Macfarlane has found himself carrying copies of "The Living Mountain" around with him, especially as he embarks on hikes or long walks, and he delights in sharing the book with people he meets along the way.

Robert Macfarlane is a British writer known for his poetic takes on the outdoors, people, and nature. His books include "The Old Ways," "The Lost Words," and "Underland."


This transcript has been edited for clarity and length.

The book I'd like to recommend to you is "The Living Mountain" by Nan Shepherd.

This is a slender masterpiece of a book, it's scarcely 30,000 words long. It was written in the 1940s by a Scotswoman, Nan Anna Shepherd, who lived in the northeast of Scotland near the Cairngorm mountains. It wasn't published till 1977, near the end of her life. In it, she describes walking, as she puts it, into the mountains. That preposition is important because I think most of us often think about walking up mountains, but Shepherd was interested in what walking into mountains might mean. It is really a pilgrimage that she makes into this beautiful ancient Devonian era mountain range.

Low slung, high Arctic cliffy, but also rounded which is, yeah, really Britain's Arctic. Shepherd realizes that this is not a set of peaks. It is not a site to be overcome and conquered, but a place to be explored and walked around, as she puts it.

"I go around it," she says, "like a dog in circles. I go up to see the mountain as I might to see a friend."

I grew up climbing. I was a climber from a young age. A bad climber, but a climber. And I was so drawn to the summit. I had summit fever bad.
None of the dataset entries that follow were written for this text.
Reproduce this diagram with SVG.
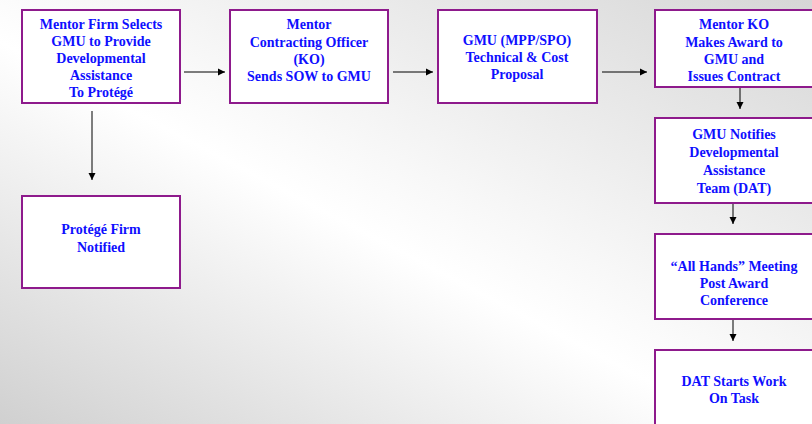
<svg xmlns="http://www.w3.org/2000/svg" width="812" height="424" viewBox="0 0 812 424">
<defs>
<linearGradient id="bg" gradientUnits="userSpaceOnUse" x1="232" y1="545" x2="580" y2="-121">
<stop offset="0" stop-color="#d0d0d0"/>
<stop offset="0.45" stop-color="#ffffff"/>
<stop offset="0.55" stop-color="#f8f8f8"/>
<stop offset="1" stop-color="#d6d6d6"/>
</linearGradient>
<marker id="ah" markerWidth="8" markerHeight="8" refX="7" refY="4" orient="auto" markerUnits="userSpaceOnUse">
<path d="M0,0.5 L7,4 L0,7.5 Z" fill="#000"/>
</marker>
</defs>
<style>
.box{fill:#ffffff;stroke:#8e1a8c;stroke-width:2}
.t{font-family:"Liberation Serif","Times New Roman",serif;font-weight:bold;font-size:14px;fill:#0f0fff;text-anchor:middle}
.c{stroke:#000;stroke-width:1;fill:none;marker-end:url(#ah)}
</style>
<rect width="812" height="424" fill="url(#bg)"/>
<g id="connectors">
<line class="c" x1="184" y1="72" x2="225" y2="72"/>
<line class="c" x1="393" y1="72" x2="433" y2="72"/>
<line class="c" x1="602" y1="72" x2="647" y2="72"/>
<line class="c" x1="92" y1="111" x2="92" y2="180"/>
<line class="c" x1="740" y1="88" x2="740" y2="109"/>
<line class="c" x1="733" y1="204" x2="733" y2="224"/>
<line class="c" x1="733" y1="320" x2="733" y2="341"/>
</g>
<g id="n1">
<rect class="box" x="22" y="10" width="158" height="93"/>
<text class="t" x="101" y="29">Mentor Firm Selects</text>
<text class="t" x="101" y="46">GMU to Provide</text>
<text class="t" x="101" y="63">Developmental</text>
<text class="t" x="101" y="80">Assistance</text>
<text class="t" x="101" y="97">To Protégé</text>
</g>
<g id="n2">
<rect class="box" x="230" y="10" width="158" height="93"/>
<text class="t" x="309" y="29">Mentor</text>
<text class="t" x="309" y="47">Contracting Officer</text>
<text class="t" x="309" y="64">(KO)</text>
<text class="t" x="309" y="81">Sends SOW to GMU</text>
</g>
<g id="n3">
<rect class="box" x="438" y="10" width="159" height="93"/>
<text class="t" x="517" y="45">GMU (MPP/SPO)</text>
<text class="t" x="517" y="62">Technical &amp; Cost</text>
<text class="t" x="517" y="79">Proposal</text>
</g>
<g id="n4">
<rect class="box" x="655" y="10" width="158" height="77"/>
<text class="t" x="734" y="29">Mentor KO</text>
<text class="t" x="734" y="47">Makes Award to</text>
<text class="t" x="734" y="64">GMU and</text>
<text class="t" x="734" y="81">Issues Contract</text>
</g>
<g id="n5">
<rect class="box" x="655" y="118" width="158" height="85"/>
<text class="t" x="734" y="139">GMU Notifies</text>
<text class="t" x="734" y="157">Developmental</text>
<text class="t" x="734" y="175">Assistance</text>
<text class="t" x="734" y="193">Team (DAT)</text>
</g>
<g id="n6">
<rect class="box" x="655" y="234" width="158" height="85"/>
<text class="t" x="734" y="271">“All Hands” Meeting</text>
<text class="t" x="734" y="288">Post Award</text>
<text class="t" x="734" y="305">Conference</text>
</g>
<g id="n7">
<rect class="box" x="655" y="350" width="158" height="85"/>
<text class="t" x="734" y="386">DAT Starts Work</text>
<text class="t" x="734" y="403">On Task</text>
</g>
<g id="n8">
<rect class="box" x="22" y="196" width="158" height="92"/>
<text class="t" x="101" y="234">Protégé Firm</text>
<text class="t" x="101" y="252">Notified</text>
</g>
</svg>
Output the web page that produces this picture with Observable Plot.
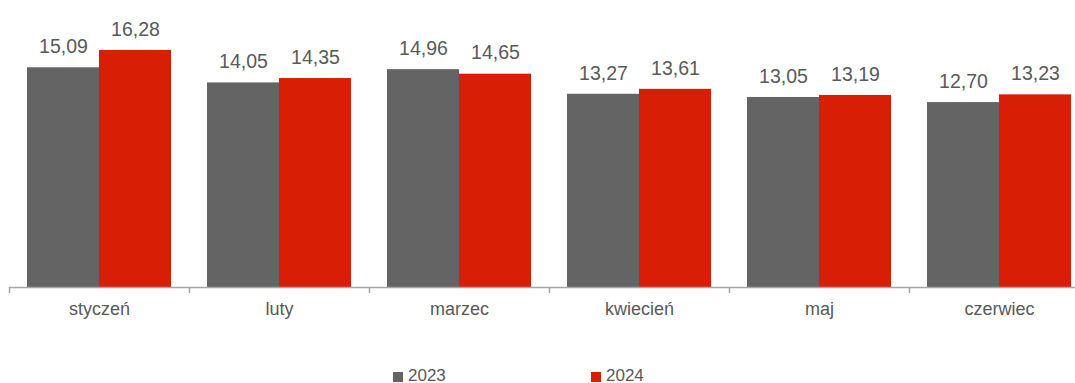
<!DOCTYPE html>
<html>
<head>
<meta charset="utf-8">
<script src="https://cdn.jsdelivr.net/npm/d3@7"></script>
<script src="https://cdn.jsdelivr.net/npm/@observablehq/plot@0.6"></script>
<style>
  html, body { margin: 0; padding: 0; background: #fff; }
  #wrap { position: relative; width: 1075px; height: 383px; font-family: "Liberation Sans Narrow", "Arial Narrow", "Liberation Sans", Arial, sans-serif; color: #595959; }
  #legend { position: absolute; left: 0; top: 345px; width: 1075px; height: 38px; }
  .item { position: absolute; top: 22px; display: flex; align-items: center; font-size: 17px; line-height: 17px; }
  .sw { width: 10px; height: 10px; margin-right: 5px; margin-top: 3px; }
</style>
</head>
<body>
<div id="wrap">
  <div id="chart"></div>
  <div id="legend"></div>
</div>
<script>
const months = ["styczeń", "luty", "marzec", "kwiecień", "maj", "czerwiec"];
const years = ["2023", "2024"];
const values2023 = [15.09, 14.05, 14.96, 13.27, 13.05, 12.70];
const values2024 = [16.28, 14.35, 14.65, 13.61, 13.19, 13.23];
const colors = ["#646464", "#d81e05"];

const d23 = months.map((m, i) => ({month: m, year: "2023", value: values2023[i]}));
const d24 = months.map((m, i) => ({month: m, year: "2024", value: values2024[i]}));
const fmt = v => v.toFixed(2).replace(".", ",");
const font = '"Liberation Sans Narrow", "Arial Narrow", "Liberation Sans", Arial, sans-serif';

const chart = Plot.plot({
  width: 1075,
  height: 345,
  marginTop: 0,
  marginBottom: 58,
  marginLeft: 9,
  marginRight: 0,
  style: {fontFamily: font, color: "#595959", background: "#fff"},
  x: {domain: months, range: [9, 1089], paddingInner: 0.2, paddingOuter: 0.1, label: null},
  y: {domain: [0, 19.71], axis: null},
  marks: [
    Plot.barY(d23, {x: "month", y: "value", fill: colors[0], insetRight: 72}),
    Plot.barY(d24, {x: "month", y: "value", fill: colors[1], insetLeft: 72}),
    Plot.text(d23, {x: "month", y: "value", text: d => fmt(d.value), dx: -36, dy: -21, fontSize: 19.5, fill: "#595959"}),
    Plot.text(d24, {x: "month", y: "value", text: d => fmt(d.value), dx: 36, dy: -21, fontSize: 19.5, fill: "#595959"}),
    Plot.ruleY([0], {stroke: "#a6a6a6", strokeWidth: 1.5}),
    Plot.ruleX(months, {x: d => d, dx: -90, y1: 0, y2: 0, insetBottom: -6, stroke: "#a6a6a6", strokeWidth: 1.5}),
    Plot.axisX({tickSize: 0, tickPadding: 15, fontSize: 18, fill: "#595959", label: null})
  ]
});
document.getElementById("chart").appendChild(chart);

const legend = document.getElementById("legend");
const legendX = [393, 591];
years.forEach((y, i) => {
  const it = document.createElement("div");
  it.className = "item";
  it.style.left = legendX[i] + "px";
  it.innerHTML = `<span class="sw" style="background:${colors[i]}"></span><span>${y}</span>`;
  legend.appendChild(it);
});
</script>
</body>
</html>
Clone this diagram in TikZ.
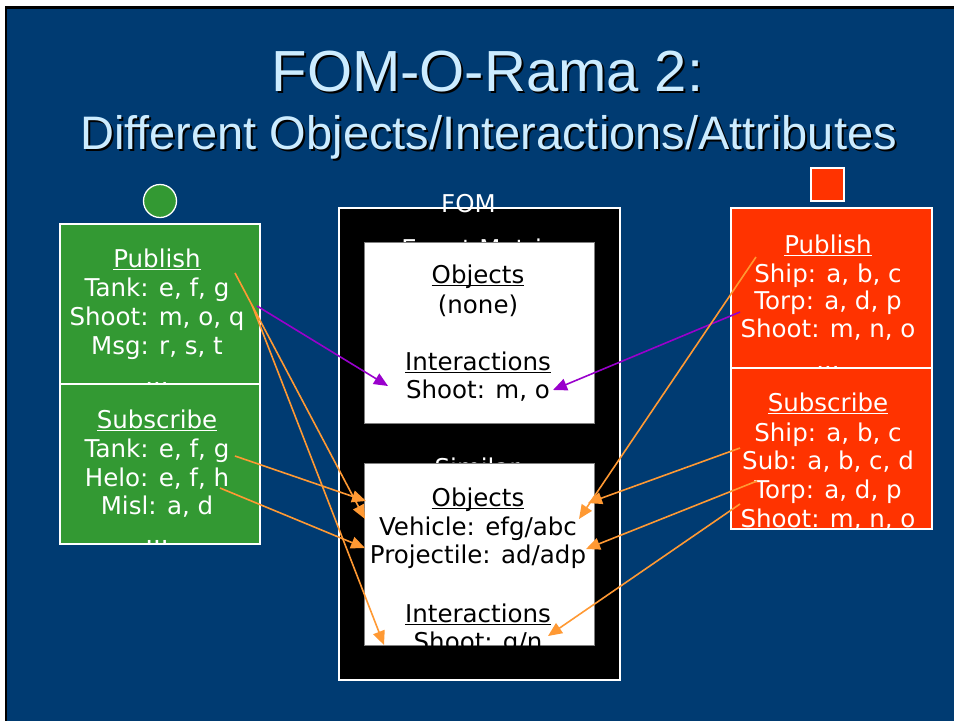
\documentclass[tikz,border=0pt]{standalone}
\usepackage{fontspec}
\setmainfont{DejaVu Sans}
\newfontfamily\titlefont{Liberation Sans}
\usetikzlibrary{arrows.meta}

\definecolor{slideblue}{RGB}{0,59,114}
\definecolor{titlecyan}{RGB}{204,236,255}
\definecolor{fedgreen}{RGB}{51,153,51}
\definecolor{fedred}{RGB}{255,51,0}
\definecolor{linkorange}{RGB}{255,153,51}
\definecolor{linkpurple}{RGB}{153,0,204}
\definecolor{boxgray}{RGB}{128,128,128}

% underlined heading word
\newsavebox\ulbox
\newcommand\ulword[1]{\sbox\ulbox{#1}\rlap{\rule[-3pt]{\wd\ulbox}{1.2pt}}\usebox\ulbox}

\tikzset{
  bodytxt/.style={font=\fontsize{24.5}{29}\selectfont, inner sep=0pt, anchor=base},
  wtxt/.style={bodytxt, text=white},
  ktxt/.style={bodytxt, text=black},
  titleA/.style={font=\titlefont\fontsize{58}{60}\selectfont, inner sep=0pt, anchor=base},
  titleB/.style={font=\titlefont\fontsize{47}{50}\selectfont, inner sep=0pt, anchor=base},
  fedbox/.style={draw=white, line width=1.3pt},
  orangelink/.style={draw=linkorange, line width=1.6pt, -{Triangle[length=14pt,width=12pt]}},
  purplelink/.style={draw=linkpurple, line width=1.6pt, -{Triangle[length=14pt,width=12pt]}},
}

\begin{document}
\begin{tikzpicture}[x=1pt,y=-1pt]
\useasboundingbox (0,0) rectangle (954,721);

% slide background with its frame
\fill[white] (0,0) rectangle (954,721);
\fill[slideblue] (7,9) rectangle (954,721);
\fill[black] (5,6) rectangle (954,9);
\fill[black] (5,6) rectangle (7,721);

% title with drop shadow
\node[titleA, text=black] (t1s) at (489.5,93) {FOM-O-Rama 2:};
\node[titleA, text=titlecyan] (t1) at (487.5,91) {FOM-O-Rama 2:};
\node[titleB, text=black] (t2s) at (490.5,151) {Different Objects/Interactions/Attributes};
\node[titleB, text=titlecyan] (t2) at (488.5,149) {Different Objects/Interactions/Attributes};

% FOM container
\draw[fill=black, draw=white, line width=1.2pt] (339,208) rectangle (620,680);
\node[wtxt] (fomlbl) at (468.5,212) {FOM};
\node[wtxt] (evlbl) at (479,257) {Event Matrix};
\node[wtxt] (simlbl) at (477,476) {Similar};

% first FOM panel
\draw[fill=white, draw=boxgray, line width=0.8pt] (364,242) rectangle (594,423);
\node[ktxt] (a1) at (478,283) {\ulword{Objects}};
\node[ktxt] (a2) at (478,313) {(none)};
\node[ktxt] (a3) at (478,370) {\ulword{Interactions}};
\node[ktxt] (a4) at (478,398) {Shoot: m, o};

% second FOM panel
\draw[fill=white, draw=boxgray, line width=0.8pt] (364,463) rectangle (594,645);
\node[ktxt] (b1) at (478,506) {\ulword{Objects}};
\node[ktxt] (b2) at (478,535) {Vehicle: efg/abc};
\node[ktxt] (b3) at (478,563) {Projectile: ad/adp};
\node[ktxt] (b4) at (478,622) {\ulword{Interactions}};
\begin{scope}
  \clip (364,463) rectangle (594,645);
  \node[ktxt] (b5) at (478,650) {Shoot: g/n};
\end{scope}

% green federate
\node[circle, fill=fedgreen, draw=white, line width=1.3pt, minimum size=33pt, inner sep=0pt] (gmark) at (160,201) {};
\fill[fedgreen] (60,224) rectangle (260,384);
\node[wtxt] (g1) at (157,267) {\ulword{Publish}};
\node[wtxt] (g2) at (157,296) {Tank: e, f, g};
\node[wtxt] (g3) at (157,325) {Shoot: m, o, q};
\node[wtxt] (g4) at (157,354) {Msg: r, s, t};
\node[wtxt] (g5) at (157,385) {...};
\draw[fedbox] (60,224) rectangle (260,384);
\fill[fedgreen] (60,384) rectangle (260,544);
\begin{scope}
  \clip (60,384) rectangle (260,544);
  \node[wtxt] (g6) at (157,428) {\ulword{Subscribe}};
  \node[wtxt] (g7) at (157,457) {Tank: e, f, g};
  \node[wtxt] (g8) at (157,486) {Helo: e, f, h};
  \node[wtxt] (g9) at (157,514) {Misl: a, d};
  \node[wtxt] (g10) at (157,543) {...};
\end{scope}
\draw[fedbox] (60,384) rectangle (260,544);

% red federate
\draw[fill=fedred, draw=white, line width=1.3pt] (811,168) rectangle (844,201);
\node[inner sep=0pt] (rmark) at (827.5,184.5) {};
\fill[fedred] (731,208) rectangle (932,368);
\node[wtxt] (r1) at (828,253) {\ulword{Publish}};
\node[wtxt] (r2) at (828,282) {Ship: a, b, c};
\node[wtxt] (r3) at (828,309) {Torp: a, d, p};
\node[wtxt] (r4) at (828,337) {Shoot: m, n, o};
\node[wtxt] (r5) at (828,369) {...};
\draw[fedbox] (731,208) rectangle (932,368);
\fill[fedred] (731,368) rectangle (932,529);
\begin{scope}
  \clip (731,368) rectangle (932,529);
  \node[wtxt] (r6) at (828,411) {\ulword{Subscribe}};
  \node[wtxt] (r7) at (828,441) {Ship: a, b, c};
  \node[wtxt] (r8) at (828,469) {Sub: a, b, c, d};
  \node[wtxt] (r9) at (828,498) {Torp: a, d, p};
  \node[wtxt] (r10) at (828,527) {Shoot: m, n, o};
\end{scope}
\draw[fedbox] (731,368) rectangle (932,529);

% connector end points
\coordinate (gPubTank) at (235,273);
\coordinate (gPubShoot) at (252,305);
\coordinate (gPubShootP) at (257,306);
\coordinate (gSubTank) at (235,456);
\coordinate (gSubHelo) at (220,488);
\coordinate (rPubShip) at (756,257);
\coordinate (rPubTorp) at (740,312);
\coordinate (rSubSub) at (740,448);
\coordinate (rSubTorp) at (757,481);
\coordinate (rSubShoot) at (740,504);

\coordinate (aInterL) at (388,386);
\coordinate (aInterR) at (553,390);
\coordinate (bObjL) at (365,519);
\coordinate (bVehL) at (366,501);
\coordinate (bProjL) at (365,548);
\coordinate (bInterL) at (384,645);
\coordinate (bObjR) at (579,519);
\coordinate (bVehR) at (588,503);
\coordinate (bProjR) at (586,549);
\coordinate (bInterR) at (548,636);

% interaction links into the first panel
\draw[purplelink] (gPubShootP) -- (aInterL);
\draw[purplelink] (rPubTorp) -- (aInterR);

% links into the second panel
\draw[orangelink] (gPubTank) -- (bObjL);
\draw[orangelink] (gPubShoot) -- (bInterL);
\draw[orangelink] (gSubTank) -- (bVehL);
\draw[orangelink] (gSubHelo) -- (bProjL);
\draw[orangelink] (rPubShip) -- (bObjR);
\draw[orangelink] (rSubSub) -- (bVehR);
\draw[orangelink] (rSubTorp) -- (bProjR);
\draw[orangelink] (rSubShoot) -- (bInterR);
\end{tikzpicture}
\end{document}
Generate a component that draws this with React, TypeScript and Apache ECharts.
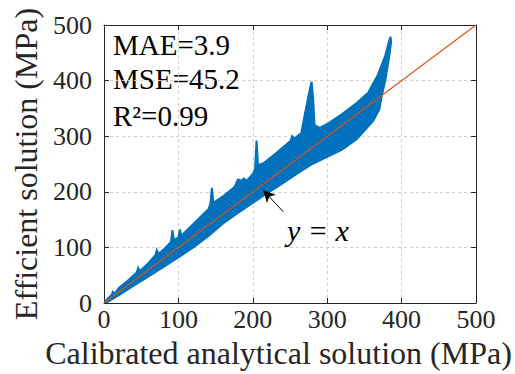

It cost me scars and wounds and occasionally nearly my life. I look back with incomprehension at it. But I met Shepherd's book and it was the beginning of a weaning away from that summit fever.

To her, the past was so much more interesting than the peak, and the pilgrimage so much more interesting than the conquest.

I am in the Cairngorms a lot, and I usually carry a copy of this book, I think it's the one I've given away more than any other. And I met a young man from Singapore deep in the passes there, and we fell into talking and he was very open. He said that he'd been having a very difficult time in his life.

He'd lost someone close to him and he'd come to look for himself or look for some way forwards in the mountains. And he stood by this stream and had this conversation was completely unexpected to me, far from any road. And I said, "Look, here's this book. Take this book. Read this book." Gave him my copy.

And I left him my email address, and later he wrote to me this extraordinary letter, just saying that that encounter with me, but really with me as the giver of that book, and then the book, which he'd read had been a map.

The book had been a map to him. It allowed him to find his way back to the world from the last place in which he'd been. And I just thought, well, Nan, thank you.